== WRITTEN EXERCISE ==
Retype word for word the lines lying between the line containing "Write the Plotly code for this chart." and the line containing "larg = 0.344", together with those two lines themselves, and nothing besides.

* BEGIN LISTING *

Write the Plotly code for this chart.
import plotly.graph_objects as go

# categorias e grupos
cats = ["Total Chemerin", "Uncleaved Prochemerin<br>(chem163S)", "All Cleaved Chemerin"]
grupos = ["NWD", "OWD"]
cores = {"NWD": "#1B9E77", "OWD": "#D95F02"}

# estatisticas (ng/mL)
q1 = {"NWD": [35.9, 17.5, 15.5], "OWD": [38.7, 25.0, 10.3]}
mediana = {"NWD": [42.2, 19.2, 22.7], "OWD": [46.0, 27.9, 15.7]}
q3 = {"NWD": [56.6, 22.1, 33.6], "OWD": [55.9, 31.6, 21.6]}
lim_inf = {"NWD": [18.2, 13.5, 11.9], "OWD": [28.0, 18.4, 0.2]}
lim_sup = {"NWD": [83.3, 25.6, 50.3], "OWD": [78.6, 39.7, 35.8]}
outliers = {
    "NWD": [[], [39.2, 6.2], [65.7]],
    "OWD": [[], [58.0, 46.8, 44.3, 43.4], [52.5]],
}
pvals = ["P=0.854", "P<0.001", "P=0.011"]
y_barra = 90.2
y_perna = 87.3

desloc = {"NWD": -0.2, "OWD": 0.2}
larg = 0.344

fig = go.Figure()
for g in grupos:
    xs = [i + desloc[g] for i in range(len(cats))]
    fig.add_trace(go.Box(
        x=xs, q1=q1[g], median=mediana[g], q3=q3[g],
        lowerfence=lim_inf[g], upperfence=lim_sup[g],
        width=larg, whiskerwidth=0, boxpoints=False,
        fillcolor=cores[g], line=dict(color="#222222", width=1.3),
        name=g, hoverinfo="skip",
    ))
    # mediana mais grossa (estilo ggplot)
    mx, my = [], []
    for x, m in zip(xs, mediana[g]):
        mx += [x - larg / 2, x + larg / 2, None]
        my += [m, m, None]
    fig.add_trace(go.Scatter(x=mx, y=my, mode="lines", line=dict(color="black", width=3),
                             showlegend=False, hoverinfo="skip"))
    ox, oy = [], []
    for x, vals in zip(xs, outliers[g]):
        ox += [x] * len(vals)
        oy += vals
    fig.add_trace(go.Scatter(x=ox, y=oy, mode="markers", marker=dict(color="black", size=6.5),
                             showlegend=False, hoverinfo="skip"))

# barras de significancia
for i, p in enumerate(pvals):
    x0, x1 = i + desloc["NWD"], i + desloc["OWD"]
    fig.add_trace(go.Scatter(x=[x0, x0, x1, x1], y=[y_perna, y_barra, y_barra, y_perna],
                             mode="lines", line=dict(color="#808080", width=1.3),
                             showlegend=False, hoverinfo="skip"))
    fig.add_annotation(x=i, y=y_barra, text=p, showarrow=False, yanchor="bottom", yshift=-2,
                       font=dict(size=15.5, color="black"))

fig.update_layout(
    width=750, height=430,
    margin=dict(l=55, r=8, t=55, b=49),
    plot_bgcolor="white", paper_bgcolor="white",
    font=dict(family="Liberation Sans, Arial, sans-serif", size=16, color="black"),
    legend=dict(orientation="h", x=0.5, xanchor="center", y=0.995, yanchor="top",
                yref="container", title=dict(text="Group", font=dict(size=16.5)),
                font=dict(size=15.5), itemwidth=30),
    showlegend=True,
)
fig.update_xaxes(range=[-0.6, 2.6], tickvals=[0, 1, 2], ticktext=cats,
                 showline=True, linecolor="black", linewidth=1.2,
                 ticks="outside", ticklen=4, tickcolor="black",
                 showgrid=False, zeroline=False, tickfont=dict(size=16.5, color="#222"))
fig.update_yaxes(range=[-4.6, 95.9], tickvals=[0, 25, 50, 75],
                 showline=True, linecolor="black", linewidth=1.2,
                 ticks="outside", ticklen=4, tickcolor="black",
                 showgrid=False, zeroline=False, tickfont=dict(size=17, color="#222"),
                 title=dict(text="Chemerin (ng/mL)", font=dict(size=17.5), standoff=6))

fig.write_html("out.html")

* END LISTING *
* BEGIN LISTING *

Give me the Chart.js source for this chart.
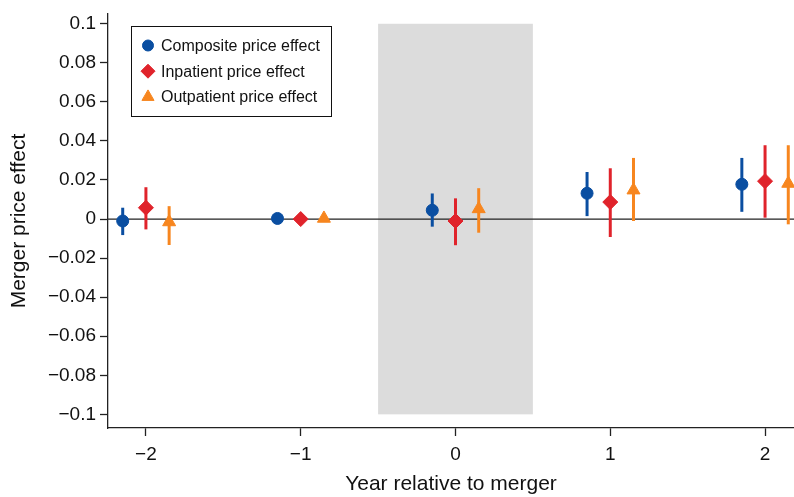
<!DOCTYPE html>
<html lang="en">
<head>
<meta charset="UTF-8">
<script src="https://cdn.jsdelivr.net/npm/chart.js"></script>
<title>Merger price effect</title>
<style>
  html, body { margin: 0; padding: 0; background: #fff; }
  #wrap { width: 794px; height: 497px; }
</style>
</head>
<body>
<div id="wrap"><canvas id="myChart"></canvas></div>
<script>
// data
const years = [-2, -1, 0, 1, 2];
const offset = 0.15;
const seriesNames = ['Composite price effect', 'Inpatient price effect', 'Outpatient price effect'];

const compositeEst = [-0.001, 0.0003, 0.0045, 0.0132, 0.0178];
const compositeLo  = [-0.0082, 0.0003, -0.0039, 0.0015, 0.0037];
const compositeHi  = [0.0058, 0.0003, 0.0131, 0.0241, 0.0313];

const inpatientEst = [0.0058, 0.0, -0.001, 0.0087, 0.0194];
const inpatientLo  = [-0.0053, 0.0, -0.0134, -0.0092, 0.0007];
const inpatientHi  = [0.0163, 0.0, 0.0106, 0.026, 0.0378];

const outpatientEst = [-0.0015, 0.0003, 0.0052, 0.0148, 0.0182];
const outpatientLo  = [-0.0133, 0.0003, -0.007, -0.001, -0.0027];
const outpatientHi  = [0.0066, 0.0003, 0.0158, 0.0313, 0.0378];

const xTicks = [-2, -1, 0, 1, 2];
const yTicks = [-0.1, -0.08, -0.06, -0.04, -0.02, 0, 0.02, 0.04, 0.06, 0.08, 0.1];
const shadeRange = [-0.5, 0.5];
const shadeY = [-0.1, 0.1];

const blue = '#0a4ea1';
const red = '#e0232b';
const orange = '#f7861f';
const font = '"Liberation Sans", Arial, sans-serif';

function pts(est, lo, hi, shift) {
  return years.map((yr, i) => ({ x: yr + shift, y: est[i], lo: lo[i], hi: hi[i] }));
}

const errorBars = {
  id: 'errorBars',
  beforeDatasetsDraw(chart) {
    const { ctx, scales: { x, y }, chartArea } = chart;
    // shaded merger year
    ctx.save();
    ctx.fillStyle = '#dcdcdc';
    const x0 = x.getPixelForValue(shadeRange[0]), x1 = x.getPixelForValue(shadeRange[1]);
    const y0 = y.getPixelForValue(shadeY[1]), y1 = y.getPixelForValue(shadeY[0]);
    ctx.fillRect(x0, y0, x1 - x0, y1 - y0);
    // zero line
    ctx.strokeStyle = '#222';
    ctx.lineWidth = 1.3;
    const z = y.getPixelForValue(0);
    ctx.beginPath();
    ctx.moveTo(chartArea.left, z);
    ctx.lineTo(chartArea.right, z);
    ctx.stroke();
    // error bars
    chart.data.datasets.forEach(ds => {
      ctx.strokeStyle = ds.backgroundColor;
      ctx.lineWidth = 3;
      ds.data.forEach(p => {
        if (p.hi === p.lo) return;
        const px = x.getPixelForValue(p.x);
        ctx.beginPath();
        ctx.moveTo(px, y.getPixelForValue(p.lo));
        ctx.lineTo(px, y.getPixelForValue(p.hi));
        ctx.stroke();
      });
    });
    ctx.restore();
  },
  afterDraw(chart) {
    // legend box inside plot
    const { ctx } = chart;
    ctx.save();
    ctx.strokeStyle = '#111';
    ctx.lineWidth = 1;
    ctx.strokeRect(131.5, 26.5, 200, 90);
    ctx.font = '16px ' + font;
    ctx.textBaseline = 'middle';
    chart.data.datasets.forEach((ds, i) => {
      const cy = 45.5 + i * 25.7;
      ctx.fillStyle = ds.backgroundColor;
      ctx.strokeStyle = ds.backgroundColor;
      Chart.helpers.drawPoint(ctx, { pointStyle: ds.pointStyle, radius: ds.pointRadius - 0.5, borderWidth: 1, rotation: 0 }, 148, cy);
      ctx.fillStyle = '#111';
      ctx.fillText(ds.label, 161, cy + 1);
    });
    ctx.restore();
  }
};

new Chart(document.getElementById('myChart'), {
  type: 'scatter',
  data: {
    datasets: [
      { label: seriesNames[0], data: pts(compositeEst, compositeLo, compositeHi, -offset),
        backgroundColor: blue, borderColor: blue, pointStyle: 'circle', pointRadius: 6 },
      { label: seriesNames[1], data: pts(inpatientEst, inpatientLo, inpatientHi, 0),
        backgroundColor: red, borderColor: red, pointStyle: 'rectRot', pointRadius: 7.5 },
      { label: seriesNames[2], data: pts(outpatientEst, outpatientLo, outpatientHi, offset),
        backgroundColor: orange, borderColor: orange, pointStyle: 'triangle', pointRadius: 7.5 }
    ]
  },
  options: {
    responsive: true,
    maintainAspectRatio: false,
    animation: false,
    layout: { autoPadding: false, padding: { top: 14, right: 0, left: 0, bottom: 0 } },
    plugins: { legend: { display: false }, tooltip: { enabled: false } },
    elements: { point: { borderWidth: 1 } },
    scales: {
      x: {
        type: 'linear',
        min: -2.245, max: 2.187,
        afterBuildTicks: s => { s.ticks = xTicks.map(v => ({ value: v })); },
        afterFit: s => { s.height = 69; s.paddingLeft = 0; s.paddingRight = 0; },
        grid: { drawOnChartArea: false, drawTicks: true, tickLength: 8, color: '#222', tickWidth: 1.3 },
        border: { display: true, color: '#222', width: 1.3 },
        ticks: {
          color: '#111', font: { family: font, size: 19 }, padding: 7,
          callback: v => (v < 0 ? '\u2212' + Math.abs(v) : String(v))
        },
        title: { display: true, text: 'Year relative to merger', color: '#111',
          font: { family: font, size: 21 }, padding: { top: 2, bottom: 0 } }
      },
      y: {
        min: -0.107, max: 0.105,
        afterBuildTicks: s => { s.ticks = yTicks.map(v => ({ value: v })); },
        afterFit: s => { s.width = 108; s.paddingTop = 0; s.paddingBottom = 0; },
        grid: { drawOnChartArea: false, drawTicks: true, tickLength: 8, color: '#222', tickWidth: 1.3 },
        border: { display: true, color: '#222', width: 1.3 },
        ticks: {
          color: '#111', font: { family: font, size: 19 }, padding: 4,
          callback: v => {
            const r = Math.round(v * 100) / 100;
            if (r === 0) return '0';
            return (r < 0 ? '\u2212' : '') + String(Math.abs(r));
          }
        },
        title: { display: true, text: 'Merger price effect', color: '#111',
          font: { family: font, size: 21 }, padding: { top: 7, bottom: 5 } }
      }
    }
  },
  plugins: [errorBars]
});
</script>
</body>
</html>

* END LISTING *
* BEGIN LISTING *

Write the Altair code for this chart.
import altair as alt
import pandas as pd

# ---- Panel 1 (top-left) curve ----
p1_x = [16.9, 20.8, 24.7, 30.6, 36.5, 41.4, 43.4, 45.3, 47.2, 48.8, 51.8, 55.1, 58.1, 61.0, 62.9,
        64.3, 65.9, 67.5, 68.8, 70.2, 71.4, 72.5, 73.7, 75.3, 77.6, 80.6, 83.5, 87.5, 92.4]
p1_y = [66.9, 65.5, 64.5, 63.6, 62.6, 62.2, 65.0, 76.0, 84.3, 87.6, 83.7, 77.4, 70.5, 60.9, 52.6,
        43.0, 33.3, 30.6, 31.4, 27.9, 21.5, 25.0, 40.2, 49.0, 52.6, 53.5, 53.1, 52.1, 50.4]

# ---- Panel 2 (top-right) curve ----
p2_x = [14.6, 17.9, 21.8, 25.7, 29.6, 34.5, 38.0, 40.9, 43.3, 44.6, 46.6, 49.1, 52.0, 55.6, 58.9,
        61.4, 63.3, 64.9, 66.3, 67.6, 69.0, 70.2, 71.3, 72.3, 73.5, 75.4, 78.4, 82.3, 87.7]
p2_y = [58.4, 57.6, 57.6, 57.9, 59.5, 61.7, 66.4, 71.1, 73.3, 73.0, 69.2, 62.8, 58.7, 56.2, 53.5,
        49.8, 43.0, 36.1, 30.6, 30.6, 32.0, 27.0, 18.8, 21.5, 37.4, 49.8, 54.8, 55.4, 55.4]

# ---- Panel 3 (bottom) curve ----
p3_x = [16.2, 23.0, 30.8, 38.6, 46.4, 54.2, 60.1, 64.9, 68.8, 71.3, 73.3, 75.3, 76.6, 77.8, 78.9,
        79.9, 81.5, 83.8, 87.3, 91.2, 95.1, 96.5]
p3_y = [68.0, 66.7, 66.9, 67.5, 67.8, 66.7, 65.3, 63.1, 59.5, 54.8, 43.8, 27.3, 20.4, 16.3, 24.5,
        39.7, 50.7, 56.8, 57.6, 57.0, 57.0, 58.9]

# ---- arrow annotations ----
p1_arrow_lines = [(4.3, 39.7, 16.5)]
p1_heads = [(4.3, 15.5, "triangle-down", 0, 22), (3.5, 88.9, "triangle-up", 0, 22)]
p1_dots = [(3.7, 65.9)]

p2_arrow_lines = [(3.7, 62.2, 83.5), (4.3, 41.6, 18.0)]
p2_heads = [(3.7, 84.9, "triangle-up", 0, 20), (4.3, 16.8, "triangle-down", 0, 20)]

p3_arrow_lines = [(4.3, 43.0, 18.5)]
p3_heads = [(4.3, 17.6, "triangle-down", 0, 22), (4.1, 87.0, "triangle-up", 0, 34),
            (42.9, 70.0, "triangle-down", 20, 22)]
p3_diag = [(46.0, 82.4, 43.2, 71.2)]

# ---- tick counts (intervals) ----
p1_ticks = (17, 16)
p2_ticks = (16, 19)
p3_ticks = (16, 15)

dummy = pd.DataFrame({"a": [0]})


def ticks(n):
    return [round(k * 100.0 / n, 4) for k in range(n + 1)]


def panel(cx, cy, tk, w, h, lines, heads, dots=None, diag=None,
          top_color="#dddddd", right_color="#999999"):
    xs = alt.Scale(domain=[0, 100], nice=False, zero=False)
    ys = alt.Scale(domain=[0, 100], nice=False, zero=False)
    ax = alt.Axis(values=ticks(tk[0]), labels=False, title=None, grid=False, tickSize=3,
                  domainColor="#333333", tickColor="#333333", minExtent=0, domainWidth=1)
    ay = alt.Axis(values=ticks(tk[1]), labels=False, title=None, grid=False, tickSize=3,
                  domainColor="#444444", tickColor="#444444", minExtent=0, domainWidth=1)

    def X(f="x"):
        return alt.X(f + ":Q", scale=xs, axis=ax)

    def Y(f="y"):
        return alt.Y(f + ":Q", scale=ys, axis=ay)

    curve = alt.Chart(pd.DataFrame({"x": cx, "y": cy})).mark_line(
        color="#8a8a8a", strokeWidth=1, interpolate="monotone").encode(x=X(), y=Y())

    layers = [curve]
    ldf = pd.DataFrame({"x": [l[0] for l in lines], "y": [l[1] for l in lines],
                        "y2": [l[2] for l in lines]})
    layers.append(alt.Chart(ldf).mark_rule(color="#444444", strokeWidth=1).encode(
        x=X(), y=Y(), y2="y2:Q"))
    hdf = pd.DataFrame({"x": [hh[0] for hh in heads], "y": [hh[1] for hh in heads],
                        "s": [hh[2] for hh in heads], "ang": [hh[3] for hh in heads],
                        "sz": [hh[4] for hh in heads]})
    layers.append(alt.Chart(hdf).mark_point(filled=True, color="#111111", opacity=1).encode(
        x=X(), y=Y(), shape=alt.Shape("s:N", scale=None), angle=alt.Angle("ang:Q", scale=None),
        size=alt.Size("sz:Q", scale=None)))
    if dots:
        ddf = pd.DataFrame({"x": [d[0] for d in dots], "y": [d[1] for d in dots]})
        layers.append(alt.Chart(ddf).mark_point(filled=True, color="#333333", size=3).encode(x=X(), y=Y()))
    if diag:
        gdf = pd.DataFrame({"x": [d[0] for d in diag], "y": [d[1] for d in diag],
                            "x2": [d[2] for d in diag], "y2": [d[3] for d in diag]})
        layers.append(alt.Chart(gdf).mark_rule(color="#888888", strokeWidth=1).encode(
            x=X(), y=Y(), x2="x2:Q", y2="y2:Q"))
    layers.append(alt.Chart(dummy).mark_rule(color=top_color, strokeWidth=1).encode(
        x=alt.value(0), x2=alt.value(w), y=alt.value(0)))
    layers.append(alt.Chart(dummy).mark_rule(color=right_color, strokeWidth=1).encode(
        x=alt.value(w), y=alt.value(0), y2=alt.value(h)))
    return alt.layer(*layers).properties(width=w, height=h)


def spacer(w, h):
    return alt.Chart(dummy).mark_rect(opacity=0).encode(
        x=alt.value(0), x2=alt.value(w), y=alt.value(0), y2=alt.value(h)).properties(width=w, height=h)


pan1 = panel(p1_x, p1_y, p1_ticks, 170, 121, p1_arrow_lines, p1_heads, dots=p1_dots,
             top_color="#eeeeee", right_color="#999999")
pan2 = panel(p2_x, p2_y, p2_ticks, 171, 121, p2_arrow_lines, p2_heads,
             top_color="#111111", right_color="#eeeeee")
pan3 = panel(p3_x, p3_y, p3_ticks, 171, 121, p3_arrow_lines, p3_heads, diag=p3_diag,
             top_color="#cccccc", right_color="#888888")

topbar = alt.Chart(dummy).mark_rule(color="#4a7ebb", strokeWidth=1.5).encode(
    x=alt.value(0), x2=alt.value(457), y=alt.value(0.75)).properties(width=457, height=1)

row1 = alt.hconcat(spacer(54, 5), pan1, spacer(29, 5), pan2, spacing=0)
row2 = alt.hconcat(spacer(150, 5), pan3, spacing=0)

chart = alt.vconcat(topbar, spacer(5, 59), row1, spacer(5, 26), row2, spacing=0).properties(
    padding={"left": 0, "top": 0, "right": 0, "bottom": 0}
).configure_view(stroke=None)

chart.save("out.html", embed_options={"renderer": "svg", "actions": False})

* END LISTING *

== RESULT BELOW ==
Write the Plotly code for this chart.
import plotly.graph_objects as go

# categorias e grupos
cats = ["Total Chemerin", "Uncleaved Prochemerin<br>(chem163S)", "All Cleaved Chemerin"]
grupos = ["NWD", "OWD"]
cores = {"NWD": "#1B9E77", "OWD": "#D95F02"}

# estatisticas (ng/mL)
q1 = {"NWD": [35.9, 17.5, 15.5], "OWD": [38.7, 25.0, 10.3]}
mediana = {"NWD": [42.2, 19.2, 22.7], "OWD": [46.0, 27.9, 15.7]}
q3 = {"NWD": [56.6, 22.1, 33.6], "OWD": [55.9, 31.6, 21.6]}
lim_inf = {"NWD": [18.2, 13.5, 11.9], "OWD": [28.0, 18.4, 0.2]}
lim_sup = {"NWD": [83.3, 25.6, 50.3], "OWD": [78.6, 39.7, 35.8]}
outliers = {
    "NWD": [[], [39.2, 6.2], [65.7]],
    "OWD": [[], [58.0, 46.8, 44.3, 43.4], [52.5]],
}
pvals = ["P=0.854", "P<0.001", "P=0.011"]
y_barra = 90.2
y_perna = 87.3

desloc = {"NWD": -0.2, "OWD": 0.2}
larg = 0.344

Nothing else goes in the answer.